Problem description ▸
Wherever the word "this" appears in the entries, copy the whole line.

[Start of Excerpted data]

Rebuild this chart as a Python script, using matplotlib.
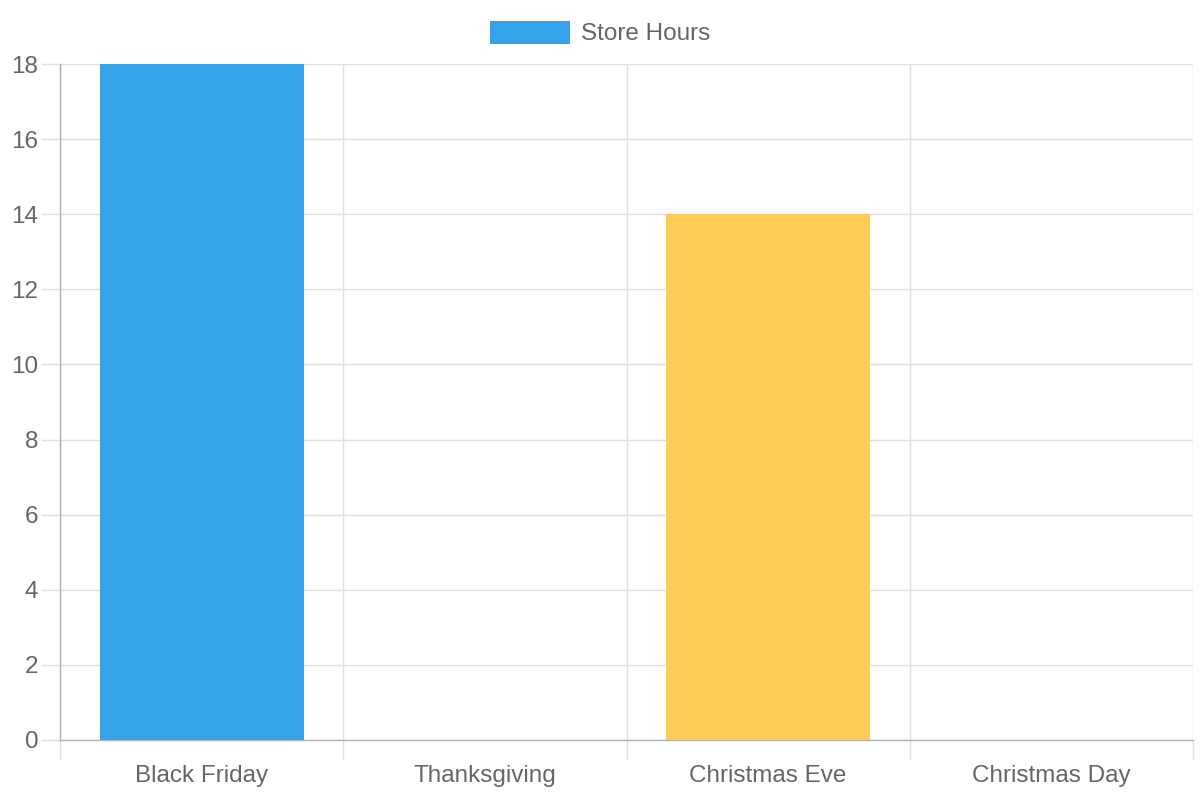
import matplotlib.pyplot as plt
from matplotlib.patches import Patch
import numpy as np

# data
days = ["Black Friday", "Thanksgiving", "Christmas Eve", "Christmas Day"]
store_hours = [18, 0, 14, 0]
bar_colors = ["#36A2EB", "#FF6384", "#FFCD56", "#4BC0C0"]
y_ticks = [0, 2, 4, 6, 8, 10, 12, 14, 16, 18]

plt.rcParams['font.family'] = ['Liberation Sans', 'DejaVu Sans']

text_color = "#666666"
grid_color = "#e0e0e0"
axis_color = "#b0b0b0"

fig = plt.figure(figsize=(12, 8), dpi=100)
ax = fig.add_axes([60 / 1200, 60 / 800, 1133 / 1200, 676 / 800])

x = np.arange(len(days))
ax.bar(x, store_hours, width=0.72, color=bar_colors, zorder=3)

ax.set_xlim(-0.5, len(days) - 0.5)
ax.set_ylim(0, 18)

# y axis
ax.set_yticks(y_ticks)
ax.tick_params(axis='y', length=14, width=1, color=grid_color, pad=1.5,
               labelsize=17.5, labelcolor=text_color)
ax.yaxis.grid(True, color=grid_color, linewidth=1, zorder=0)

# x axis: labels in the middle, grid lines between categories
ax.set_xticks(x)
ax.set_xticklabels(days)
ax.set_xticks(np.arange(-0.5, len(days)), minor=True)
ax.tick_params(axis='x', which='major', length=0, pad=18,
               labelsize=17.5, labelcolor=text_color)
ax.tick_params(axis='x', which='minor', length=14, width=1, color=grid_color)
ax.xaxis.grid(True, which='minor', color=grid_color, linewidth=1, zorder=0)
ax.xaxis.grid(False, which='major')

for side in ['top', 'right']:
    ax.spines[side].set_visible(False)
for side in ['left', 'bottom']:
    ax.spines[side].set_color(axis_color)
    ax.spines[side].set_linewidth(1)
ax.set_axisbelow(True)

# legend
fig.legend(handles=[Patch(facecolor=bar_colors[0], label="Store Hours")],
           loc='center', bbox_to_anchor=(0.5, 1 - 33 / 800), frameon=False,
           fontsize=17.5, labelcolor=text_color, handlelength=3.3,
           handleheight=1.1, handletextpad=0.45)

fig.savefig("out.png", dpi=100, facecolor="white")
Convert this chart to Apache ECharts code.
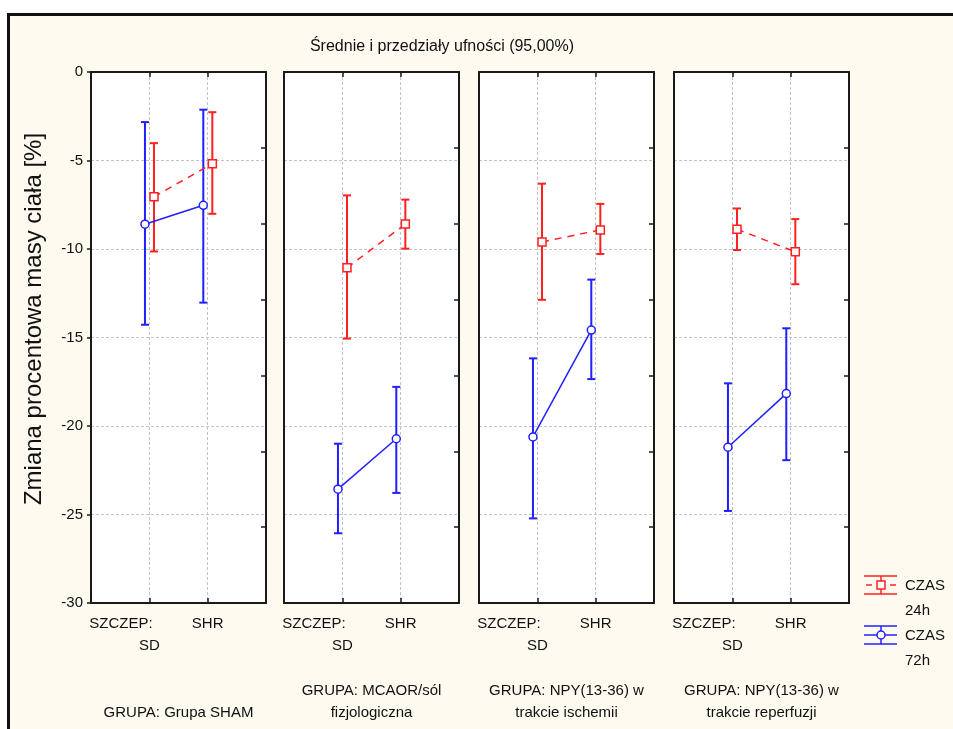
<!DOCTYPE html>
<html>
<head>
<meta charset="utf-8">
<script src="https://cdn.jsdelivr.net/npm/echarts@6/dist/echarts.min.js"></script>
<style>
  html, body { margin: 0; padding: 0; background: #fff; overflow: hidden; }
  #frame { position: absolute; left: 7px; top: 13px; width: 1000px; height: 800px;
           border: 3px solid #111; background: #fefaf0; }
  #chart { position: absolute; left: 0; top: 0; width: 953px; height: 729px; }
</style>
</head>
<body>
<div id="frame"></div>
<div id="chart"></div>
<script>
// x tick labels (category positions 1 and 2 on each panel)
const categories = ['SZCZEP: SD', 'SHR'];
const groups = [
  'GRUPA: Grupa SHAM',
  'GRUPA: MCAOR/sól\nfizjologiczna',
  'GRUPA: NPY(13-36) w\ntrakcie ischemii',
  'GRUPA: NPY(13-36) w\ntrakcie reperfuzji'
];
const seriesNames = ['CZAS 24h', 'CZAS 72h'];

// one [SD, SHR] pair per panel
const mean24 = [[-7.05, -5.18], [-11.06, -8.59], [-9.60, -8.92], [-8.88, -10.16]];
const low24  = [[-10.14, -8.01], [-15.06, -9.98], [-12.87, -10.28], [-10.06, -11.99]];
const high24 = [[-4.02, -2.27], [-6.97, -7.21], [-6.31, -7.45], [-7.71, -8.31]];
const mean72 = [[-8.60, -7.53], [-23.57, -20.72], [-20.62, -14.58], [-21.20, -18.17]];
const low72  = [[-14.28, -13.03], [-26.06, -23.78], [-25.22, -17.35], [-24.80, -21.93]];
const high72 = [[-2.83, -2.13], [-21.00, -17.79], [-16.18, -11.73], [-17.59, -14.48]];

const RED = '#ff2020';
const BLUE = '#2020ff';
const FONT = '"Liberation Sans", Arial, sans-serif';
const shift = { red: 0.08, blue: -0.075 };   // small side-by-side offset of the two series

const panelLeft = [91, 284, 479, 674];
const panelWidth = 175;

const chart = echarts.init(document.getElementById('chart'));

const grid = [], xAxis = [], yAxis = [], series = [];

const frameLine = { show: true, onZero: false, lineStyle: { color: '#1a1a1a', width: 2 } };
const innerTick = { show: true, inside: true, length: 5, lineStyle: { color: '#1a1a1a', width: 1.5 } };
const gridLine = { show: true, lineStyle: { color: '#c4c4c4', type: [3, 2], width: 1 } };

// error bar drawing (vertical whisker + caps)
function errorBar(color, lw) {
  return function (params, api) {
    const x = api.value(0);
    const lo = api.coord([x, api.value(1)]);
    const hi = api.coord([x, api.value(2)]);
    const cap = 4;
    const st = { stroke: color, lineWidth: lw };
    return {
      type: 'group',
      children: [
        { type: 'line', shape: { x1: lo[0], y1: lo[1], x2: hi[0], y2: hi[1] }, style: st },
        { type: 'line', shape: { x1: lo[0] - cap, y1: lo[1], x2: lo[0] + cap, y2: lo[1] }, style: st },
        { type: 'line', shape: { x1: hi[0] - cap, y1: hi[1], x2: hi[0] + cap, y2: hi[1] }, style: st }
      ]
    };
  };
}

groups.forEach((g, i) => {
  grid.push({
    left: panelLeft[i], width: panelWidth, top: 72, bottom: 123,
    show: true, backgroundColor: '#fff', borderWidth: 0
  });

  // bottom x axis with tick labels and group name
  xAxis.push({
    type: 'value', gridIndex: i, min: 0, max: 3, interval: 1, position: 'bottom',
    axisLine: frameLine, axisTick: innerTick, splitLine: gridLine,
    axisLabel: {
      margin: 10, fontFamily: FONT, fontSize: 15, color: '#111', lineHeight: 22,
      formatter: v => {
        if (v === 1) {
          const p = categories[0].split(' ');
          return '{a|' + p[0] + '}\n{b|' + p[1] + '}';
        }
        if (v === 2) return '{b|' + categories[1] + '}';
        return '';
      },
      rich: {
        a: { width: 120, align: 'left', fontFamily: FONT, fontSize: 15, color: '#111', lineHeight: 22 },
        b: { width: 120, align: 'center', fontFamily: FONT, fontSize: 15, color: '#111', lineHeight: 22 }
      }
    },
    name: g, nameLocation: 'middle', nameGap: 121,
    nameTextStyle: { fontFamily: FONT, fontSize: 15, color: '#111', lineHeight: 22, verticalAlign: 'bottom' }
  });
  // top x axis, ticks only
  xAxis.push({
    type: 'value', gridIndex: i, min: 0, max: 3, interval: 1, position: 'top',
    axisLine: frameLine, axisTick: innerTick,
    splitLine: { show: false }, axisLabel: { show: false }
  });

  // left y axis
  yAxis.push({
    type: 'value', gridIndex: i, min: -30, max: 0, interval: 5, position: 'left',
    axisLine: frameLine,
    axisTick: { show: i === 0, inside: false, length: 4, lineStyle: { color: '#1a1a1a', width: 1.5 } },
    splitLine: gridLine,
    axisLabel: { show: i === 0, margin: 8, fontFamily: FONT, fontSize: 15, color: '#111' }
  });
  // right y axis, inner ticks only
  yAxis.push({
    type: 'value', gridIndex: i, min: -30, max: 0, interval: 30 / 7, position: 'right',
    axisLine: frameLine, axisTick: innerTick,
    splitLine: { show: false }, axisLabel: { show: false }
  });

  const xa = i * 2, ya = i * 2;
  const redX = [1 + shift.red, 2 + shift.red];
  const blueX = [1 + shift.blue, 2 + shift.blue];

  series.push({
    type: 'custom', name: seriesNames[0], xAxisIndex: xa, yAxisIndex: ya, z: 2,
    renderItem: errorBar(RED, 2),
    data: redX.map((x, k) => [x, low24[i][k], high24[i][k]])
  });
  series.push({
    type: 'custom', name: seriesNames[1], xAxisIndex: xa, yAxisIndex: ya, z: 2,
    renderItem: errorBar(BLUE, 2),
    data: blueX.map((x, k) => [x, low72[i][k], high72[i][k]])
  });
  series.push({
    type: 'line', name: seriesNames[0], xAxisIndex: xa, yAxisIndex: ya, z: 3,
    symbol: 'rect', symbolSize: 8,
    lineStyle: { color: RED, width: 1.5, type: [7, 6] },
    itemStyle: { color: '#fff', borderColor: RED, borderWidth: 1.5 },
    data: redX.map((x, k) => [x, mean24[i][k]])
  });
  series.push({
    type: 'line', name: seriesNames[1], xAxisIndex: xa, yAxisIndex: ya, z: 3,
    symbol: 'circle', symbolSize: 8,
    lineStyle: { color: BLUE, width: 1.5 },
    itemStyle: { color: '#fff', borderColor: BLUE, borderWidth: 1.5 },
    data: blueX.map((x, k) => [x, mean72[i][k]])
  });
});

// legend drawn by hand: error-bar glyph + two-line label
function legendItem(y, color, dashed, marker) {
  const st = { stroke: color, lineWidth: 1.5 };
  const children = [
    { type: 'line', shape: { x1: 864, y1: y - 9, x2: 897, y2: y - 9 }, style: st },
    { type: 'line', shape: { x1: 864, y1: y + 9, x2: 897, y2: y + 9 }, style: st },
    { type: 'line', shape: { x1: 881, y1: y - 9, x2: 881, y2: y + 9 }, style: st }
  ];
  if (dashed) {
    children.push({ type: 'line', shape: { x1: 866, y1: y, x2: 872, y2: y }, style: st });
    children.push({ type: 'line', shape: { x1: 890, y1: y, x2: 896, y2: y }, style: st });
  } else {
    children.push({ type: 'line', shape: { x1: 864, y1: y, x2: 897, y2: y }, style: st });
  }
  if (marker === 'rect') {
    children.push({ type: 'rect', shape: { x: 877, y: y - 4, width: 8, height: 8 }, style: { fill: '#fff', stroke: color, lineWidth: 1.5 } });
  } else {
    children.push({ type: 'circle', shape: { cx: 881, cy: y, r: 4 }, style: { fill: '#fff', stroke: color, lineWidth: 1.5 } });
  }
  return children;
}

const legendTextStyle = { fontFamily: FONT, fontSize: 15, fill: '#111' };

chart.setOption({
  animation: false,
  backgroundColor: 'transparent',
  textStyle: { fontFamily: FONT },
  title: {
    text: 'Średnie i przedziały ufności (95,00%)',
    left: 437, top: 34, textAlign: 'center',
    textStyle: { fontFamily: FONT, fontSize: 16, fontWeight: 'normal', color: '#111' }
  },
  grid, xAxis, yAxis, series,
  graphic: [
    {
      type: 'text', x: 34, y: 319, rotation: Math.PI / 2,
      style: { text: 'Zmiana procentowa masy ciała [%]', fontFamily: FONT, fontSize: 24,
               fill: '#111', align: 'center', verticalAlign: 'middle' }
    },
    { type: 'group', children: legendItem(585, RED, true, 'rect') },
    { type: 'group', children: legendItem(635, BLUE, false, 'circle') },
    { type: 'text', x: 905, y: 586, style: Object.assign({ text: 'CZAS', verticalAlign: 'middle' }, legendTextStyle) },
    { type: 'text', x: 905, y: 611, style: Object.assign({ text: '24h', verticalAlign: 'middle' }, legendTextStyle) },
    { type: 'text', x: 905, y: 636, style: Object.assign({ text: 'CZAS', verticalAlign: 'middle' }, legendTextStyle) },
    { type: 'text', x: 905, y: 661, style: Object.assign({ text: '72h', verticalAlign: 'middle' }, legendTextStyle) }
  ]
});
</script>
</body>
</html>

[End of Excerpted data]

Response ▸
Rebuild this chart as a Python script, using matplotlib.
Convert this chart to Apache ECharts code.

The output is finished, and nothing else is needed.